Increasingly, smaller institutions are turning to third parties, including core processors, to help them analyze customer data to enhance fraud prevention, Urban says.
But the vendors that will succeed in this arena will be those that offer big data analytics along with other services, Litan says. "It's critical to have someone who can look at this data make sense of it, and most banks don't have that," she says.
A New View of Big Data
To be effective, banking institutions have to change the way they view big data, Gartner's Chuvakin explains.
"It's not which algorithm works better, but the willingness to try algorithms on the data we have," he says. Chuvakin blogged earlier this month about what he calls the "data analytics mindset."

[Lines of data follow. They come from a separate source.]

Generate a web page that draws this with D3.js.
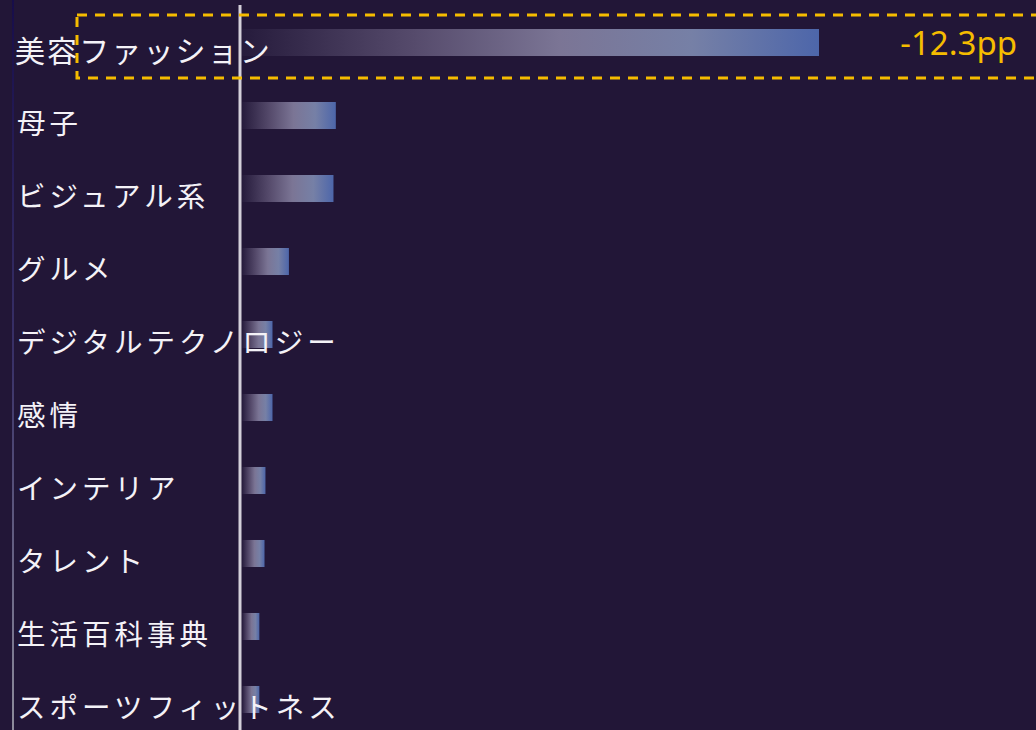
<!DOCTYPE html>
<html>
<head>
<meta charset="utf-8">
<script src="https://cdn.jsdelivr.net/npm/d3@7"></script>
<style>
  html, body { margin: 0; padding: 0; background: #221637; }
  svg { display: block; }
</style>
</head>
<body>
<svg id="chart" width="1036" height="730"></svg>
<script>
// Category labels, top to bottom
const categories = [
  "美容ファッション", "母子", "ビジュアル系", "グルメ", "デジタルテクノロジー",
  "感情", "インテリア", "タレント", "生活百科事典", "スポーツフィットネス"
];
// Change in share (percentage points) for each category
const changes = [-12.3, -2.0, -1.95, -1.0, -0.65, -0.65, -0.5, -0.48, -0.37, -0.37];
// Callout text for the highlighted category
const calloutText = "-12.3pp";
const highlighted = "美容ファッション";

const W = 1036, H = 730;
const svg = d3.select("#chart");
const defs = svg.append("defs");

// Horizontal fill for the bars: fades from the background into slate blue
const barGrad = defs.append("linearGradient")
  .attr("id", "barFill").attr("x1", 0).attr("x2", 1).attr("y1", 0).attr("y2", 0);
[[0, "#261b3c"], [0.3, "#564b6c"], [0.55, "#7b7595"], [0.78, "#7680a6"], [1, "#4d66aa"]]
  .forEach(([o, c]) => barGrad.append("stop").attr("offset", o).attr("stop-color", c));

// Left rule: navy at the top, grey at the bottom
const ruleGrad = defs.append("linearGradient")
  .attr("id", "ruleFill").attr("x1", 0).attr("x2", 0).attr("y1", 0).attr("y2", 1);
[[0, "#170d4a"], [0.5, "#3a3268"], [1, "#8e8c9c"]]
  .forEach(([o, c]) => ruleGrad.append("stop").attr("offset", o).attr("stop-color", c));

const x = d3.scaleLinear()
  .domain([0, d3.max(changes, d => Math.abs(d))])
  .range([242, 819]);

const y = d3.scaleBand()
  .domain(categories)
  .range([29, 713])
  .paddingInner(0.63)
  .paddingOuter(0);

const rows = categories.map((c, i) => ({ cat: c, value: changes[i] }));

// left rule
svg.append("rect")
  .attr("x", 12).attr("y", 0).attr("width", 2).attr("height", H)
  .attr("fill", "url(#ruleFill)");

// bars
svg.append("g").selectAll("rect")
  .data(rows).join("rect")
  .attr("x", x(0))
  .attr("y", d => y(d.cat))
  .attr("width", d => x(Math.abs(d.value)) - x(0))
  .attr("height", y.bandwidth())
  .attr("fill", "url(#barFill)");

// zero line
svg.append("rect")
  .attr("x", x(0) - 3.5).attr("y", 5).attr("width", 3).attr("height", H - 5)
  .attr("fill", "#d4d0da");

// category labels
svg.append("g").selectAll("text")
  .data(rows).join("text")
  .attr("x", d => d.cat === highlighted ? 15 : 17)
  .attr("y", d => y(d.cat) + y.bandwidth() / 2 + 6)
  .attr("dominant-baseline", "central")
  .attr("fill", "#f4f2f7")
  .style("font-family", "'Noto Sans CJK JP', sans-serif")
  .style("font-size", d => d.cat === highlighted ? "30px" : "28.5px")
  .style("letter-spacing", d => d.cat === highlighted ? "2.1px" : "4px")
  .text(d => d.cat);

// highlight box around the top category
const hy = y(highlighted);
svg.append("rect")
  .attr("x", 77).attr("y", hy - 14)
  .attr("width", W - 77 + 10).attr("height", y.bandwidth() + 36)
  .attr("fill", "none")
  .attr("stroke", "#f5bc00")
  .attr("stroke-width", 3)
  .attr("stroke-dasharray", "10 8");

// callout value
svg.append("text")
  .attr("x", 1017).attr("y", hy + 26)
  .attr("text-anchor", "end")
  .attr("fill", "#f5bc00")
  .style("font-family", "'Noto Sans', sans-serif")
  .style("font-size", "33px")
  .text(calloutText);
</script>
</body>
</html>
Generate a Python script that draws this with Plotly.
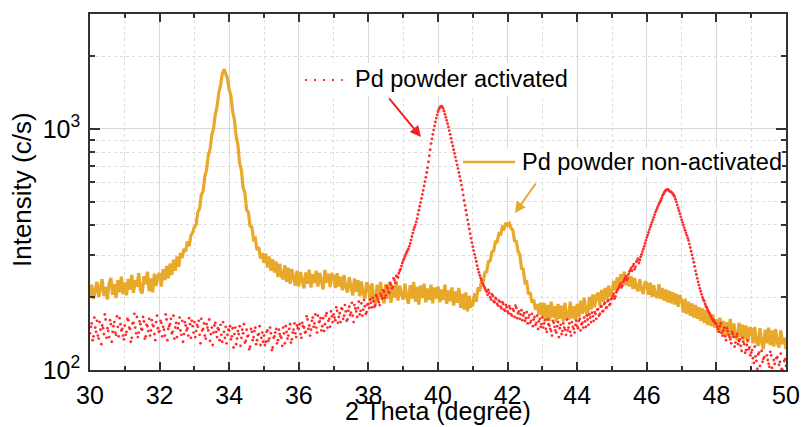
import numpy as np
import plotly.graph_objects as go

# 2-theta scan grid: 30.00 ... 50.00 deg, 0.05 deg step
two_theta = np.round(np.arange(30.0, 50.0001, 0.05), 2)
# intermediate points of the activated scan (30.025 ... 49.975 deg)
two_theta_mid = np.round(two_theta[:-1] + 0.025, 3)

# Pd powder, non-activated (counts/s), one row per degree
non_activated = [
    200, 226, 197, 219, 232, 201, 224, 238, 203, 221, 196, 229, 241, 205, 227, 199, 236, 210, 244, 206,
    231, 204, 239, 216, 248, 209, 236, 222, 252, 214, 208, 245, 227, 256, 212, 240, 210, 251, 223, 246,
    252, 222, 262, 236, 270, 240, 276, 248, 287, 258, 296, 268, 306, 292, 318, 310, 342, 326, 362, 372,
    392, 402, 452, 468, 535, 552, 636, 676, 780, 825, 945, 1000, 1150, 1235, 1410, 1515, 1690, 1770, 1700, 1620,
    1460, 1370, 1180, 1090, 930, 860, 720, 675, 570, 545, 462, 452, 396, 392, 348, 352, 314, 324, 290, 306,
    278, 304, 266, 296, 258, 288, 254, 282, 243, 276, 246, 238, 272, 232, 266, 228, 262, 240, 224, 258,
    222, 255, 232, 218, 254, 228, 261, 220, 250, 230, 258, 222, 253, 236, 216, 260, 230, 251, 221, 249,
    246, 219, 252, 222, 244, 214, 248, 220, 210, 243, 218, 204, 240, 211, 236, 202, 233, 208, 198, 231,
    222, 193, 229, 199, 188, 226, 196, 232, 202, 189, 227, 198, 231, 190, 222, 200, 234, 194, 224, 205,
    196, 228, 201, 188, 225, 198, 232, 192, 221, 187, 224, 199, 228, 191, 218, 195, 226, 189, 220, 198,
    222, 191, 216, 195, 226, 188, 214, 193, 220, 185, 212, 190, 219, 181, 207, 178, 210, 175, 203, 184,
    186, 208, 192, 220, 212, 235, 234, 254, 256, 282, 284, 309, 312, 340, 340, 368, 366, 392, 386, 408,
    398, 406, 388, 380, 344, 342, 310, 302, 264, 262, 230, 232, 206, 210, 190, 196, 178, 188, 170, 190,
    166, 190, 163, 186, 160, 192, 165, 184, 158, 188, 163, 185, 159, 190, 166, 162, 192, 164, 184, 161,
    188, 166, 194, 171, 199, 175, 168, 201, 178, 206, 182, 203, 209, 185, 215, 192, 219, 196, 224, 201,
    212, 234, 214, 242, 220, 250, 228, 256, 224, 248, 222, 245, 217, 241, 220, 212, 238, 215, 207, 233,
    228, 205, 230, 201, 225, 204, 199, 227, 197, 219, 194, 216, 191, 213, 189, 210, 187, 207, 183, 205,
    194, 173, 197, 171, 192, 168, 189, 165, 186, 163, 182, 160, 180, 157, 177, 154, 173, 152, 170, 150,
    162, 143, 165, 141, 160, 138, 158, 140, 163, 136, 156, 139, 133, 157, 137, 154, 134, 153, 130, 150,
    148, 129, 151, 131, 126, 149, 130, 122, 147, 129, 150, 127, 146, 125, 148, 130, 124, 146, 128, 136,
    122,
]

# Pd powder, activated (counts/s) on the 0.05 deg grid, one row per degree
activated = [
    142, 156, 138, 150, 160, 135, 147, 153, 141, 162, 149, 137, 155, 144, 158, 140, 151, 164, 146, 139,
    153, 144, 161, 148, 136, 157, 150, 166, 143, 155, 147, 159, 138, 152, 163, 146, 154, 141, 158, 149,
    145, 157, 151, 139, 162, 148, 155, 142, 168, 150, 137, 156, 146, 160, 141, 153, 149, 164, 136, 152,
    158, 145, 151, 140, 163, 148, 139, 155, 146, 132, 150, 143, 157, 137, 147, 154, 131, 144, 151, 140,
    146, 134, 149, 141, 128, 145, 152, 136, 142, 130, 147, 139, 125, 144, 137, 150, 133, 141, 127, 143,
    139, 131, 146, 135, 142, 124, 138, 148, 133, 141, 136, 150, 129, 144, 139, 155, 134, 147, 142, 153,
    148, 141, 157, 150, 144, 162, 153, 147, 165, 156, 150, 168, 159, 146, 164, 155, 172, 160, 151, 167,
    170, 161, 176, 166, 158, 179, 168, 175, 162, 183, 173, 168, 186, 175, 181, 170, 189, 178, 184, 174,
    188, 196, 182, 193, 186, 200, 191, 207, 198, 211, 204, 218, 209, 226, 221, 236, 246, 242, 258, 270,
    285, 296, 308, 318, 335, 358, 382, 400, 425, 460, 495, 535, 580, 630, 690, 775, 870, 950, 1030, 1110,
    1180, 1225, 1245, 1215, 1150, 1085, 1020, 950, 880, 820, 765, 710, 660, 610, 560, 505, 460, 420, 385, 352,
    325, 302, 282, 262, 247, 236, 226, 218, 211, 215, 200, 206, 193, 199, 188, 194, 183, 191, 178, 186,
    175, 184, 170, 179, 166, 181, 172, 163, 177, 168, 160, 174, 165, 157, 171, 162, 154, 168, 159, 151,
    165, 156, 148, 162, 153, 145, 160, 151, 143, 158, 149, 141, 156, 147, 162, 150, 144, 158, 148, 154,
    152, 160, 146, 157, 165, 151, 162, 170, 158, 167, 174, 163, 179, 171, 184, 176, 190, 182, 195, 188,
    198, 207, 202, 214, 220, 228, 224, 236, 245, 240, 256, 265, 270, 262, 281, 290, 286, 302, 318, 335,
    355, 372, 392, 410, 430, 452, 470, 490, 505, 528, 545, 558, 562, 552, 548, 538, 524, 498, 470, 445,
    420, 400, 380, 362, 345, 322, 300, 280, 258, 240, 225, 212, 200, 193, 184, 178, 172, 166, 160, 158,
    155, 148, 152, 143, 146, 138, 149, 140, 134, 144, 137, 130, 141, 132, 126, 136, 128, 121, 133, 124,
    118, 112, 125, 109, 116, 104, 120, 111, 97, 115, 106, 119, 102, 110, 96, 113, 105, 117, 100, 109,
    104,
]

# Pd powder, activated (counts/s) on the intermediate points, one row per degree
activated_mid = [
    151, 133, 165, 144, 139, 158, 128, 149, 170, 136, 145, 161, 131, 152, 143, 167, 138, 155, 148, 134,
    140, 163, 150, 131, 156, 171, 142, 137, 159, 148, 166, 135, 154, 145, 139, 161, 152, 133, 168, 144,
    160, 138, 147, 170, 133, 152, 163, 144, 135, 157, 149, 165, 140, 131, 158, 146, 139, 155, 160, 143,
    137, 154, 160, 129, 146, 156, 135, 150, 162, 141, 127, 153, 144, 149, 133, 140, 158, 136, 129, 147,
    152, 138, 124, 150, 135, 141, 126, 147, 155, 132, 138, 122, 148, 133, 145, 128, 140, 152, 136, 131,
    127, 144, 132, 150, 121, 136, 143, 129, 147, 138, 126, 142, 152, 135, 148, 130, 143, 156, 137, 149,
    155, 136, 152, 143, 167, 148, 139, 160, 151, 170, 143, 158, 164, 152, 145, 168, 150, 163, 175, 158,
    165, 182, 157, 172, 180, 163, 186, 160, 176, 169, 190, 158, 180, 166, 192, 176, 168, 195, 171, 187,
    181, 190, 199, 183, 204, 195, 186, 203, 214, 199, 222, 211, 230, 218, 240, 230, 244, 252, 262, 278,
    290, 302, 313, 326, 346, 370, 391, 412, 442, 478, 515, 556, 605, 660, 730, 820, 910, 990, 1070, 1145,
    1205, 1240, 1235, 1185, 1118, 1052, 985, 915, 850, 792, 738, 685, 635, 585, 532, 482, 440, 402, 368, 338,
    313, 292, 271, 254, 241, 230, 222, 214, 205, 209, 196, 203, 191, 197, 185, 192, 180, 188, 176, 182,
    172, 180, 168, 176, 185, 164, 175, 170, 161, 172, 164, 156, 169, 160, 152, 166, 157, 148, 163, 155,
    150, 161, 144, 155, 148, 139, 157, 146, 152, 137, 154, 145, 150, 140, 146, 156, 139, 151, 143, 160,
    149, 163, 155, 150, 159, 168, 154, 165, 173, 160, 171, 178, 168, 183, 175, 188, 181, 193, 186, 197,
    203, 198, 210, 217, 224, 220, 232, 240, 236, 250, 260, 258, 275, 268, 285, 278, 295, 310, 326, 345,
    363, 382, 401, 420, 441, 461, 480, 497, 516, 536, 552, 560, 557, 550, 543, 531, 511, 484, 458, 432,
    410, 390, 371, 353, 333, 311, 290, 269, 249, 232, 218, 206, 196, 188, 181, 175, 169, 163, 161, 156,
    151, 144, 156, 139, 150, 133, 145, 137, 129, 141, 125, 138, 128, 134, 120, 131, 118, 127, 122, 115,
    121, 107, 114, 101, 118, 99, 108, 113, 94, 110, 103, 115, 98, 106, 112, 93, 108, 101, 96, 111,
]

x_ticks = list(range(30, 51, 2))
y_ticks = [100, 1000]
y_tick_text = ["10<sup>2</sup>", "10<sup>3</sup>"]
y_minor = [200, 300, 400, 500, 600, 700, 800, 900, 2000, 3000]

x_title = "2 Theta (degree)"
y_title = "Intensity (c/s)"
label_activated = "Pd powder activated"
label_non_activated = "Pd powder non-activated"

YELLOW = "#E8A82A"
RED = "#FF2B2B"
AXIS = "#333333"
FONT = "Liberation Sans, Arial, sans-serif"

act_x = np.concatenate([two_theta, two_theta_mid])
act_y = np.concatenate([activated, activated_mid])
order = np.argsort(act_x)

fig = go.Figure()
fig.add_trace(go.Scatter(
    x=two_theta, y=non_activated, mode="lines",
    line=dict(color=YELLOW, width=3.2), showlegend=False,
))
fig.add_trace(go.Scatter(
    x=act_x[order], y=act_y[order], mode="markers",
    marker=dict(color=RED, size=2.8, line=dict(width=0)), showlegend=False,
))

axis_common = dict(
    showline=True, linecolor=AXIS, linewidth=1.5, mirror="allticks",
    ticks="inside", tickcolor=AXIS, tickwidth=1.5,
    showgrid=True, gridcolor="#d9d9d9", gridwidth=1,
    tickfont=dict(family=FONT, size=25, color="black"),
    zeroline=False, automargin=False,
)

fig.update_xaxes(
    **axis_common, range=[30, 50], tickvals=x_ticks, ticklen=8, ticklabelstandoff=2,
    minor=dict(dtick=1, tick0=30, ticks="inside", ticklen=4, tickcolor=AXIS,
               showgrid=True, griddash="dot", gridcolor="#dcdcdc"),
)
fig.update_yaxes(
    **axis_common, type="log", range=[2, np.log10(3000)],
    tickvals=y_ticks, ticktext=y_tick_text, ticklen=10, ticklabelstandoff=3,
    minor=dict(tickvals=y_minor, ticks="inside", ticklen=5, tickcolor=AXIS,
               showgrid=True, griddash="dot", gridcolor="#dcdcdc"),
)

# Legend boxes, drawn above the data in paper coordinates
shapes = [
    dict(type="rect", xref="paper", yref="paper", x0=0.3017, x1=0.6968, y0=0.7697, y1=0.8624,
         fillcolor="white", line=dict(width=0), layer="above"),
    dict(type="line", xref="paper", yref="paper", x0=0.3089, x1=0.3630, y0=0.8146, y1=0.8146,
         line=dict(color=RED, width=2, dash="2px,7px"), layer="above"),
    dict(type="rect", xref="paper", yref="paper", x0=0.533, x1=0.9943, y0=0.542, y1=0.6236,
         fillcolor="white", line=dict(width=0), layer="above"),
    dict(type="line", xref="paper", yref="paper", x0=0.5359, x1=0.6106, y0=0.5843, y1=0.5843,
         line=dict(color=YELLOW, width=2.5), layer="above"),
]

annotations = [
    # axis titles
    dict(text=x_title, xref="paper", yref="paper", x=0.5, y=-0.1152,
         xanchor="center", yanchor="middle", showarrow=False,
         font=dict(family=FONT, size=25, color="black")),
    dict(text=y_title, xref="paper", yref="paper", x=-0.0977, y=0.5056, textangle=-90,
         xanchor="center", yanchor="middle", showarrow=False,
         font=dict(family=FONT, size=26, color="black")),
    # legend texts
    dict(text=label_activated, xref="paper", yref="paper", x=0.378, y=0.8174,
         xanchor="left", yanchor="middle", showarrow=False,
         font=dict(family=FONT, size=23.5, color="black")),
    dict(text=label_non_activated, xref="paper", yref="paper", x=0.618, y=0.5843,
         xanchor="left", yanchor="middle", showarrow=False,
         font=dict(family=FONT, size=23.5, color="black")),
    # arrows pointing at the two Pd peaks
    dict(text="", x=39.51, y=2.9668, ax=38.56, ay=3.1328, xref="x", yref="y",
         axref="x", ayref="y", showarrow=True, arrowhead=2, arrowsize=1.1,
         arrowwidth=2, arrowcolor="#EE2222"),
    dict(text="", x=42.21, y=2.6515, ax=42.84, ay=2.780, xref="x", yref="y",
         axref="x", ayref="y", showarrow=True, arrowhead=2, arrowsize=1.1,
         arrowwidth=2, arrowcolor=YELLOW),
]

fig.update_layout(
    width=801, height=427,
    margin=dict(l=90, r=15, t=14, b=57),
    plot_bgcolor="white", paper_bgcolor="white",
    shapes=shapes, annotations=annotations,
    showlegend=False,
)

fig.write_html("out.html")
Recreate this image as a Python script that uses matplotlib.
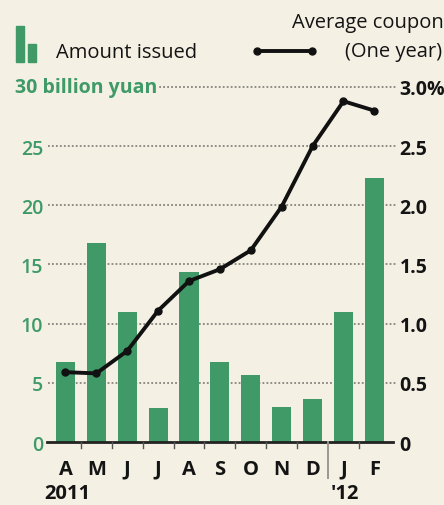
import matplotlib.pyplot as plt
from matplotlib.patches import Rectangle
from matplotlib.lines import Line2D

months = ["A", "M", "J", "J", "A", "S", "O", "N", "D", "J", "F"]
amount_issued = [6.8, 16.8, 11.0, 2.9, 14.4, 6.8, 5.7, 3.0, 3.6, 11.0, 22.3]
avg_coupon = [0.59, 0.58, 0.77, 1.11, 1.36, 1.46, 1.62, 1.99, 2.50, 2.88, 2.80]
left_ticks = [0, 5, 10, 15, 20, 25]
right_ticks = [0, 0.5, 1.0, 1.5, 2.0, 2.5, 3.0]
right_labels = ["0", "0.5", "1.0", "1.5", "2.0", "2.5", "3.0%"]

bg = "#f4f0e4"
green = "#3f9a68"
grid_col = "#85837c"
ink = "#141414"

plt.rcParams["font.family"] = ["Open Sans", "DejaVu Sans"]

fig = plt.figure(figsize=(4.44, 5.06), dpi=100, facecolor=bg)
ax = fig.add_axes([0.1126, 0.1245, 0.7654, 0.7016])
ax.set_facecolor(bg)
x = list(range(len(months)))

# dotted gridlines behind the bars
for v in left_ticks[1:] + [30]:
    ax.plot([-0.55, 10.7], [v, v], color=grid_col, lw=1.3, ls=(0, (1, 1.2)),
            clip_on=False, zorder=1)

ax.bar(x, amount_issued, width=0.62, color=green, zorder=2)
ax.set_xlim(-0.5, 10.5)
ax.set_ylim(0, 30)
for s in ax.spines.values():
    s.set_visible(False)
ax.axhline(0, color="#222222", lw=2, zorder=3, xmin=-0.01, xmax=1.01, clip_on=False)

ax.set_yticks(left_ticks)
ax.set_yticklabels([str(t) for t in left_ticks], color=green, fontsize=14,
                   fontweight="semibold")
ax.tick_params(axis="y", length=0, pad=5)

# month labels and small ticks between bars
ax.set_xticks(x)
ax.set_xticklabels(months, fontsize=14.5, fontweight="bold", color=ink)
ax.tick_params(axis="x", length=0, pad=12)
for b in [i + 0.5 for i in range(10)]:
    if b == 8.5:
        ax.plot([b, b], [0, -3.0], color="#9a9890", lw=1.4, clip_on=False, zorder=3)
    else:
        ax.plot([b, b], [0, -0.5], color="#555555", lw=1, clip_on=False, zorder=3)
ax.text(0.05, -4.3, "2011", ha="center", va="center", fontsize=14.5, fontweight="bold",
        color=ink)
ax.text(9.05, -4.3, "'12", ha="center", va="center", fontsize=14.5, fontweight="bold",
        color=ink)

ax2 = ax.twinx()
ax2.set_ylim(0, 3)
ax2.plot(x, avg_coupon, color="#111111", lw=2.8, marker="o", markersize=5, zorder=5)
for s in ax2.spines.values():
    s.set_visible(False)
ax2.set_yticks(right_ticks)
ax2.set_yticklabels(right_labels, fontsize=14, fontweight="bold", color=ink)
ax2.tick_params(axis="y", length=0, pad=7)

ax.text(0.034, 0.826, "30 billion yuan", transform=fig.transFigure, ha="left",
        va="center", fontsize=14, fontweight="bold", color=green, zorder=6,
        bbox=dict(facecolor=bg, edgecolor="none", pad=1))

# legend
fig.add_artist(Rectangle((0.036, 0.876), 0.018, 0.07, transform=fig.transFigure,
                         color=green))
fig.add_artist(Rectangle((0.062, 0.876), 0.018, 0.035, transform=fig.transFigure,
                         color=green))
fig.text(0.126, 0.896, "Amount issued", ha="left", va="center", fontsize=14.5,
         color=ink)
fig.add_artist(Line2D([0.578, 0.703], [0.897, 0.897], transform=fig.transFigure,
                      color="#111111", lw=2.8, marker="o", markersize=5))
fig.text(1.0, 0.955, "Average coupon", ha="right", va="center", fontsize=14.5,
         color=ink)
fig.text(0.995, 0.897, "(One year)", ha="right", va="center", fontsize=14.5,
         color=ink)

fig.savefig("out.png", dpi=100, facecolor=bg)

Instead of getting focusing on a desired outcome, such as a way to reduce card fraud through big data, Chuvakin argues that organizations need to accept the overall picture big data offers, even if it is not what they anticipated. "Learn to be data-centric and data-driven and then solve problems that call for bigger data," Chuvakin writes in his blog. "Such culture change has to happen for the big data approaches to become pervasive across the industry. And yes, this includes willingness to explore, follow leads, and occasionally arrive at dead ends and algorithms that don't work."
Utah-based Zions Bank is one of the leaders in using big data to help detect fraud, Chuvakin notes. "Not many organizations approach big data like Zions Bank," he says. "It stems from trying different things for a nearly a decade, and that's the kind of experimentation most organizations don't want to invest in."
The bank is using data analytics to detect cross-channel anomalies that could suggest fraud, explains Aaron Caldiero, one of the bank's data scientists. "Cross-channel fraud is a very complex problem - and a problem that's well-suited for big data," he says. "There are a lot of commercial products in this space that don't really truly perform on full cross-channel analytics. They just aggregate fraud alerts together from several channels, and our desire is to perform a little bit better than those in bringing together all the different disparate data sources. [It] has given us the ability to put all those puzzle pieces together in a way that makes sense and a way that can be impactful to the business."
Michael Fowkes, who oversees Zions' security data warehouse, offers insights based on the bank's experience. "It's very hard to predict what your data needs are going to be in the future," he stresses." There's a tendency, which is probably a carry-over from the days of building traditional data warehouses, to summarize data where possible and to remove data that's not relevant to the problems or questions you're trying to find answers to right now."
But that approach is dangerous, he says, because relevant data could be inadvertently removed. "Biases can impede our ability to understand new attack methods and trends."
Protecting the Data
Integrating and protecting the data is the biggest challenge most organizations face right now, Litan says. "It's called data cleansing, and that's where the vendors can help," she says.
Vendors also can help with data-loss prevention, privacy and security, Litan adds.
When it comes to data that will be analyzed and managed by outside parties, organizations need to develop policies and procedures around the data they plan to share to determine how those parties will protect the data once it is shared, says Tom Zeno, a former federal prosecutor who now has a data privacy practice at the Washington-based law firm Squire Sanders.
"Data storage is huge, and not everyone needs access to all the data," he says. "This is a whole growing area as far as lawsuits."